In the last month we:

1. Paid two extra house payments - totally on the principle
2. Hit the half-way mark of our Rainy Day Savings goal
3. Purchased a new couch and bed frame with a credit card, came home and paid it off with an online payment

Now it's your turn! How are you doing with your financial and/or life goals? What progress have you made in the last month? Do you have any thoughts about credit card usage - agree or totally disagree with my take on them? If you've written a post about your progress this month, feel free to leave a link in the comments, or simply take the time to share your thoughts. See you next month!


  1. Hey Carrie, liked this post very much. We know people who live on their creditcard and pay it all off every month and I have worked for a loyalty marketing scheme where the aim of the game is to save for points and therefore benefits. Liked your tips very much and am so impressed that you've done so well on your financial goals! Makes me think we should set some solid short term financial goals too!!

  2. Good points, I just found it helps me to just use a debit card, my wife uses her credit card, but she is way better about keeping track of things than I am. We (in theory) close on a house tomorrow, and I have the goal of paying for it in 16 months. Also, a money tool that I just started using is YNAB, (You Need A Budget) it's a well desgnied program to help track your money, and us meet our financial goals.

  3. The comment above sounded remarkably similar to my situation. Kudos to me for realizing it came from my husband before the end of his comment :). I am also loving our YNAB software (possibly more than he does) and recommend it to anyone who tracks their expenses on their computer. On the credit card front I don't think I would like having more than one card in my name. I like the simplicity of one. The one I have I treat as a debit by setting the money aside in our account. This is more for the numbers side of my brain than self-control. I like knowing where my pennies have gone or where they have been promised.

  4. I am with you on the credit card thing. I have a card that I earn reward points on and I use it for everything. Can't tell you the last time I actually used my debit card (I forgot the PIN if that tells you anything!) I always pay this off each month. Then I use the points to buy gift cards for Christmas, birthdays, or whatever. I even used them for an airline ticket a couple of years ago. I am working on my debt and try and pay extra on my house and student loan payments each month. Good job on taking steps to meeting your goals!

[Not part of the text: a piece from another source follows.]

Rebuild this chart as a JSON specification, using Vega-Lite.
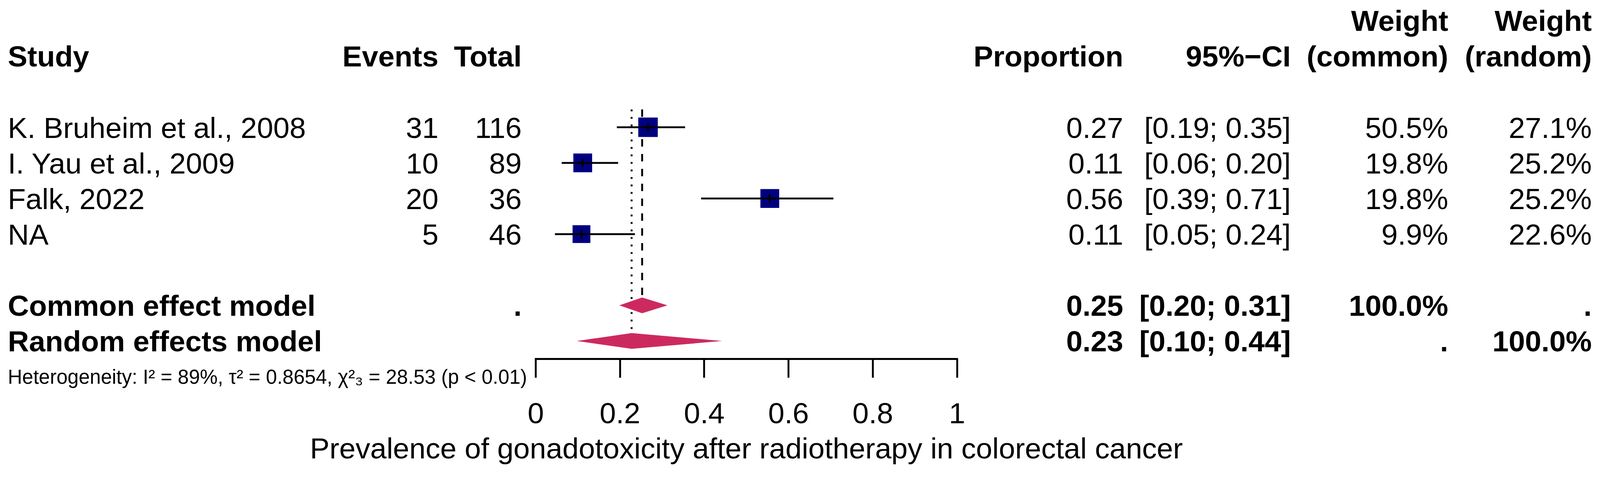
{
  "$schema": "https://vega.github.io/schema/vega-lite/v6.json",
  "width": 4096,
  "height": 918,
  "padding": {"left": 0, "top": 0, "right": 0, "bottom": 295},
  "autosize": {"type": "none"},
  "background": "white",
  "config": {
    "view": {"stroke": null},
    "font": "Liberation Sans",
    "text": {"fontSize": 75, "baseline": "alphabetic", "dy": 27, "color": "black"}
  },
  "datasets": {
    "studies": [
      {"study": "K. Bruheim et al., 2008", "events": "31", "total": "116", "est": 0.267, "lo": 0.193, "hi": 0.355, "w_random": 27.1, "row": 4, "prop": "0.27", "ci": "[0.19; 0.35]", "wc": "50.5%", "wr": "27.1%"},
      {"study": "I. Yau et al., 2009", "events": "10", "total": "89", "est": 0.112, "lo": 0.062, "hi": 0.196, "w_random": 25.2, "row": 5, "prop": "0.11", "ci": "[0.06; 0.20]", "wc": "19.8%", "wr": "25.2%"},
      {"study": "Falk, 2022", "events": "20", "total": "36", "est": 0.556, "lo": 0.393, "hi": 0.707, "w_random": 25.2, "row": 6, "prop": "0.56", "ci": "[0.39; 0.71]", "wc": "19.8%", "wr": "25.2%"},
      {"study": "NA", "events": "5", "total": "46", "est": 0.109, "lo": 0.046, "hi": 0.236, "w_random": 22.6, "row": 7, "prop": "0.11", "ci": "[0.05; 0.24]", "wc": "9.9%", "wr": "22.6%"}
    ],
    "labels": [
      {"row": 1, "study": "", "events": "", "total": "", "prop": "", "ci": "", "wc": "Weight", "wr": "Weight"},
      {"row": 2, "study": "Study", "events": "Events", "total": "Total", "prop": "Proportion", "ci": "95%−CI", "wc": "(common)", "wr": "(random)"},
      {"row": 9, "study": "Common effect model", "events": "", "total": ".", "prop": "0.25", "ci": "[0.20; 0.31]", "wc": "100.0%", "wr": "."},
      {"row": 10, "study": "Random effects model", "events": "", "total": "", "prop": "0.23", "ci": "[0.10; 0.44]", "wc": ".", "wr": "100.0%"}
    ],
    "pooled": [
      {"model": "Common", "est": 0.253, "lo": 0.199, "hi": 0.313, "row": 9},
      {"model": "Random", "est": 0.228, "lo": 0.098, "hi": 0.443, "row": 10}
    ],
    "diamond": [
      {"model": "Common", "x": 0.199, "top": 9, "bottom": 9},
      {"model": "Common", "x": 0.253, "top": 8.779, "bottom": 9.221},
      {"model": "Common", "x": 0.313, "top": 9, "bottom": 9},
      {"model": "Random", "x": 0.098, "top": 10, "bottom": 10},
      {"model": "Random", "x": 0.228, "top": 9.779, "bottom": 10.221},
      {"model": "Random", "x": 0.443, "top": 10, "bottom": 10}
    ],
    "notes": [
      {"row": 11, "text": "Heterogeneity: I² = 89%, τ² = 0.8654, χ²₃ = 28.53 (p < 0.01)"}
    ]
  },
  "encoding": {
    "y": {"field": "row", "type": "quantitative", "scale": {"domain": [0.4263, 10.5], "reverse": true, "nice": false, "zero": false}, "axis": null}
  },
  "layer": [
    {
      "data": {"name": "pooled"},
      "transform": [{"filter": "datum.model === 'Random'"}],
      "mark": {"type": "rule", "strokeDash": [4.8, 14.4], "strokeWidth": 4.8, "color": "black"},
      "encoding": {"x": {"field": "est", "type": "quantitative"}, "y": {"datum": 3.5}, "y2": {"datum": 9.76}}
    },
    {
      "data": {"name": "pooled"},
      "transform": [{"filter": "datum.model === 'Common'"}],
      "mark": {"type": "rule", "strokeDash": [19, 19], "strokeWidth": 4.8, "color": "black"},
      "encoding": {"x": {"field": "est", "type": "quantitative"}, "y": {"datum": 3.5}, "y2": {"datum": 8.78}}
    },
    {
      "data": {"name": "studies"},
      "mark": {"type": "square", "color": "#000080", "opacity": 1},
      "encoding": {
        "x": {
          "field": "est", "type": "quantitative",
          "scale": {"domain": [0, 1], "range": [1371, 2449.5], "nice": false, "zero": false},
          "axis": {
            "values": [0, 0.2, 0.4, 0.6, 0.8, 1], "format": "~g", "grid": false,
            "title": "Prevalence of gonadotoxicity after radiotherapy in colorectal cancer",
            "domainColor": "black", "domainWidth": 4.8, "domainCap": "square",
            "tickColor": "black", "tickWidth": 4.8, "tickSize": 48,
            "labelFont": "Liberation Sans", "labelFontSize": 75, "labelColor": "black", "labelPadding": 57,
            "labelFlush": false, "labelOverlap": false,
            "titleFont": "Liberation Sans", "titleFontSize": 75, "titleFontWeight": "normal", "titleColor": "black", "titlePadding": 16
          }
        },
        "size": {"field": "w_random", "type": "quantitative", "scale": {"domain": [0, 30], "range": [0, 2756]}, "legend": null}
      }
    },
    {
      "data": {"name": "studies"},
      "mark": {"type": "rule", "strokeWidth": 4.8, "color": "black"},
      "encoding": {"x": {"field": "lo", "type": "quantitative"}, "x2": {"field": "hi"}}
    },
    {
      "data": {"name": "studies"},
      "mark": {"type": "tick", "orient": "vertical", "size": 22, "thickness": 4.8, "color": "black", "opacity": 1},
      "encoding": {"x": {"field": "est", "type": "quantitative"}}
    },
    {
      "data": {"name": "diamond"},
      "mark": {"type": "area", "orient": "vertical", "color": "#CC2A5E", "opacity": 1},
      "encoding": {
        "x": {"field": "x", "type": "quantitative"},
        "y": {"field": "top", "type": "quantitative"},
        "y2": {"field": "bottom"},
        "detail": {"field": "model", "type": "nominal"}
      }
    },
    {
      "encoding": {"x": {"datum": -1.2527}, "text": {"field": "study", "type": "nominal"}},
      "layer": [
        {"data": {"name": "studies"}, "mark": {"type": "text", "align": "left"}},
        {"data": {"name": "labels"}, "mark": {"type": "text", "align": "left", "fontWeight": "bold"}}
      ]
    },
    {
      "encoding": {"x": {"datum": -0.2304}, "text": {"field": "events", "type": "nominal"}},
      "layer": [
        {"data": {"name": "studies"}, "mark": {"type": "text", "align": "right"}},
        {"data": {"name": "labels"}, "mark": {"type": "text", "align": "right", "fontWeight": "bold"}}
      ]
    },
    {
      "encoding": {"x": {"datum": -0.0329}, "text": {"field": "total", "type": "nominal"}},
      "layer": [
        {"data": {"name": "studies"}, "mark": {"type": "text", "align": "right"}},
        {"data": {"name": "labels"}, "mark": {"type": "text", "align": "right", "fontWeight": "bold"}}
      ]
    },
    {
      "encoding": {"x": {"datum": 1.395}, "text": {"field": "prop", "type": "nominal"}},
      "layer": [
        {"data": {"name": "studies"}, "mark": {"type": "text", "align": "right"}},
        {"data": {"name": "labels"}, "mark": {"type": "text", "align": "right", "fontWeight": "bold"}}
      ]
    },
    {
      "encoding": {"x": {"datum": 1.7927}, "text": {"field": "ci", "type": "nominal"}},
      "layer": [
        {"data": {"name": "studies"}, "mark": {"type": "text", "align": "right"}},
        {"data": {"name": "labels"}, "mark": {"type": "text", "align": "right", "fontWeight": "bold"}}
      ]
    },
    {
      "encoding": {"x": {"datum": 2.1664}, "text": {"field": "wc", "type": "nominal"}},
      "layer": [
        {"data": {"name": "studies"}, "mark": {"type": "text", "align": "right"}},
        {"data": {"name": "labels"}, "mark": {"type": "text", "align": "right", "fontWeight": "bold"}}
      ]
    },
    {
      "encoding": {"x": {"datum": 2.5071}, "text": {"field": "wr", "type": "nominal"}},
      "layer": [
        {"data": {"name": "studies"}, "mark": {"type": "text", "align": "right"}},
        {"data": {"name": "labels"}, "mark": {"type": "text", "align": "right", "fontWeight": "bold"}}
      ]
    },
    {
      "data": {"name": "notes"},
      "mark": {"type": "text", "align": "left", "fontSize": 51, "dy": 18},
      "encoding": {"x": {"datum": -1.2527}, "text": {"field": "text", "type": "nominal"}}
    }
  ]
}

  5. Sophie - glad you like it and thanks for taking the time to comment. Getting solid goals in place (for finances or anything else) is one of the checkpoints for us in making sure that we're working TOWARDS something, and not just aimlessly going forward.

    Hey Jonathan & Keri - great to hear from BOTH of you! :-) It was such a fun surprise to get your comments, and I appreciated all of your suggestions. Congrats on the possibly house closing today and let me know if you get it paid off in 16 months - I'd love to hear how you do/did it! Blessings!

    Rachel - glad to know I'm not alone in the credit card usage area! If you pay it off each month, those points/rewards are like icing on the cake, aren't they? Love it!